Numerous reports clearly point right to the Smithsonian receiving giant remains and indicate their scientists were involved in the excavations but the skeletal material all seems to have gone missing. If all this evidence was "normal sized" then where are the remains to prove this? Obviously, removing the remains, creating a law to force repatriation of all of this material (NAGPRA) and concocting a fairy tale that somehow all this evidence was in error and you have the current state of affairs. A state where a wall of arrogance and dissimissiveness [sic] has been built to make it virtually impossible for professionals to objectively look at the evidence.
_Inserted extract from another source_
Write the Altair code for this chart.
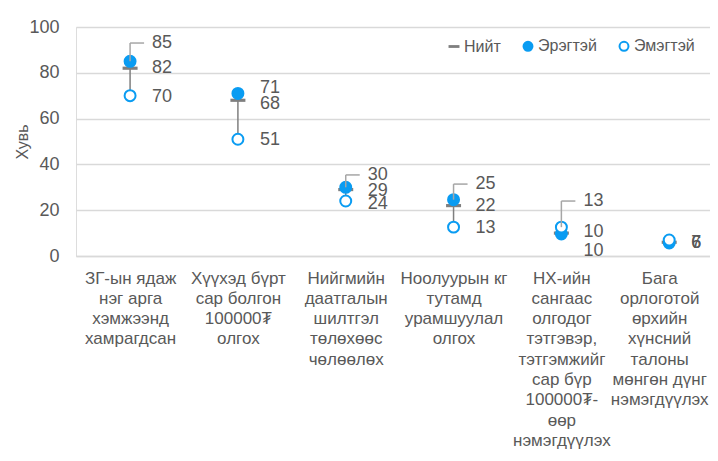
import altair as alt
import pandas as pd

categories = [
    "ЗГ-ын ядаж|нэг арга|хэмжээнд|хамрагдсан",
    "Хүүхэд бүрт|сар болгон|100000₮|олгох",
    "Нийгмийн|даатгалын|шилтгэл|төлөхөөс|чөлөөлөх",
    "Ноолуурын кг|тутамд|урамшуулал|олгох",
    "НХ-ийн|сангаас|олгодог|тэтгэвэр,|тэтгэмжийг|сар бүр|100000₮-|өөр|нэмэгдүүлэх",
    "Бага|орлоготой|өрхийн|хүнсний|талоны|мөнгөн дүнг|нэмэгдүүлэх",
]
series_names = ["Нийт", "Эрэгтэй", "Эмэгтэй"]
total = [82, 68, 29, 22, 10, 6]
male = [85, 71, 30, 24.6, 9.6, 5.7]
female = [70, 51, 24, 12.6, 12.6, 7]

# data-label nudges (value units) reproducing the label placement of the original
total_shift = [0, -1.8, -0.5, -0.2, -7.8, -0.3]
male_shift = [8, 2.5, 5.4, 6.8, 0.9, 0]
female_shift = [-0.5, -0.5, -1.3, -0.4, 11.4, -1.3]

BLUE = "#0a9cf2"
GRAY = "#7f7f7f"
TEXT = "#595959"
FONT = "Liberation Sans"

rows = []
for name, vals, shifts in [
    ("Нийт", total, total_shift),
    ("Эрэгтэй", male, male_shift),
    ("Эмэгтэй", female, female_shift),
]:
    for c, v, s in zip(categories, vals, shifts):
        rows.append({"cat": c, "series": name, "value": v,
                     "label_y": v + s, "leader": s > 4})
long = pd.DataFrame(rows)
wide = pd.DataFrame({"cat": categories, "male": male, "female": female})

xenc = alt.X("cat:N", sort=categories,
             scale=alt.Scale(type="point", padding=0.44, align=0.57),
             axis=alt.Axis(title=None, labelAngle=0, labelExpr="split(datum.label, '|')",
                           labelFontSize=17, labelColor=TEXT, labelFont=FONT,
                           labelLineHeight=20.3, labelPadding=14, labelBaseline="top",
                           labelOffset={"condition": {"test": "indexof(datum.value, 'Бага') == 0",
                                                      "value": -10}, "value": 0},
                           ticks=False, domainColor="#d9d9d9", domainWidth=1.5,
                           labelLimit=200))
yscale = alt.Scale(domain=[0, 100])
yaxis = alt.Axis(title="Хувь", values=[0, 20, 40, 60, 80, 100], domain=False, ticks=False,
                 gridColor="#d9d9d9", gridWidth=1.5, labelFontSize=18, labelColor=TEXT,
                 labelFont=FONT, labelPadding=17, titleFontSize=16, titleFont=FONT,
                 titleFontWeight="normal", titleColor=TEXT, titleX=-54, titleY=114.5,
                 titleAngle=270, titleAlign="center", titleBaseline="middle")

hilo = alt.Chart(wide).mark_rule(color=GRAY, strokeWidth=1.5).encode(
    x=xenc, y=alt.Y("male:Q", scale=yscale, axis=yaxis), y2="female:Q")

legend = alt.Legend(title=None, orient="none", legendX=370, legendY=11, direction="horizontal",
                    labelFontSize=16, labelColor=TEXT, labelFont=FONT, symbolSize=80,
                    symbolStrokeWidth=2, columnPadding=18, labelOffset=2, padding=0)
dom = series_names
enc = dict(
    x=xenc,
    y=alt.Y("value:Q", scale=yscale, axis=yaxis),
    shape=alt.Shape("series:N", sort=dom, legend=legend,
                    scale=alt.Scale(domain=dom, range=["M-1,-0.09H1V0.09H-1Z", "circle", "circle"])),
    fill=alt.Fill("series:N", sort=dom, legend=legend,
                  scale=alt.Scale(domain=dom, range=[GRAY, BLUE, "white"])),
    stroke=alt.Stroke("series:N", sort=dom, legend=legend,
                      scale=alt.Scale(domain=dom, range=[GRAY, BLUE, BLUE])),
)
pts_total = alt.Chart(long[long["series"] == "Нийт"]).mark_point(
    filled=True, opacity=1, strokeWidth=2, size=169).encode(**enc)
pts_sex = alt.Chart(long[long["series"] != "Нийт"]).mark_point(
    filled=True, opacity=1, strokeWidth=2, size=120).encode(**enc)

lead = long[long["leader"]]
leader_v = alt.Chart(lead).mark_rule(color="#a6a6a6", strokeWidth=1.5).encode(
    x=xenc, y=alt.Y("value:Q", scale=yscale, axis=yaxis), y2="label_y:Q")
leader_h = alt.Chart(lead).mark_rule(color="#a6a6a6", strokeWidth=1.5, xOffset=0,
                                     x2Offset=14).encode(
    x=xenc, x2="cat:N", y=alt.Y("label_y:Q", scale=yscale, axis=yaxis))

labels = alt.Chart(long).mark_text(align="left", baseline="middle", dx=22, fontSize=18,
                                   font=FONT, color=TEXT).encode(
    x=xenc, y=alt.Y("label_y:Q", scale=yscale, axis=yaxis),
    text=alt.Text("value:Q", format=".0f"))

chart = alt.layer(hilo, pts_total, pts_sex, leader_v, leader_h, labels).properties(
    width=634, height=229,
    autosize=alt.AutoSizeParams(type="none"),
    padding={"left": 68, "top": 19, "right": 0, "bottom": 195},
).configure_view(stroke=None).configure(background="white")

chart.save("out.html", embed_options={"renderer": "svg", "actions": False})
David Childress promoted the idea in his claims about the alleged Egyptian-Tibetan tomb in the Grand Canyon, and Ross Hamilton picked up the thread with the “Holocaust of Giants: The Great Smithsonian Cover-Up” article in 2001; he quotes Vine Deloria, who I suppose is probably right in relating the idea to “the ending of the Indiana Jones movie—a great warehouse where the real secrets of earth history are buried.” He, though, took the idea seriously because he was notorious for accepting pseudoscience as long as it supported his political views. I’d guess that Raiders of the Lost Ark had a good deal of influence on how alternative types—who liken themselves to Indiana Jones—perceive museums. Childress wrote an article in 1993 (World Explorer vol. 1, no. 3) called “Smithsoniangate” in which he explicitly cited Raiders of the Lost Ark as a touchstone for understanding the Smithsonian “cover-up.” He accused John Wesley Powell of starting the cover-up in 1881 to quash evidence of a lost white Mound Builder culture. So far as I know, this is the first reference I can find to the imaginary cover-up, though there may be earlier versions I do not know about.
The second sentence is worse, inverting the burden of proof. The author wants bones of normal size to prove they are not the bones of giants; yet, if these finds were hoaxes (as most were), there would be no bones whatsoever. The absence of normal sized bones is not proof of the reality of gigantic ones. So where are the bones? One of the most ridiculous tropes of the era was the case of the disintegrating bones. In 1800, for example, a landowner named Aaron Wright (later famous for contributing evidence challenging the authenticity of the Book of Mormon) claimed to have pulled the skull of a giant from a mound in New Salem, Ohio, so large it was twice the size of a normal human. He allegedly wore the skull as a mask, covering his whole face. Then, when others came to see it, suddenly it crumbled into dust. Just to top it all off, when Caleb Atwater showed up in 1820 to study the site, he was told the bones had been abnormally small and belonged to midgets! This was not an isolated event.
The next claim suggests that the 1990 Native American Graves Protection and Repatriation Act—which, incidentally, does not apply to private land or state-owned land, only federal lands—is a conspiracy to hide the bones of giants. Since all of the bones that are repatriated are documented, where exactly is this hiding the giant bones? Are all the Native Americans in on it, too, choosing to bury giants’ bones as Native American and willfully ignoring ten-foot-long femurs? I imagine a latter-day Procrustes chopping up the bones to fit normal-sized burial plots while rubbing hands together and cackling about pulling one over on the biblical literalists.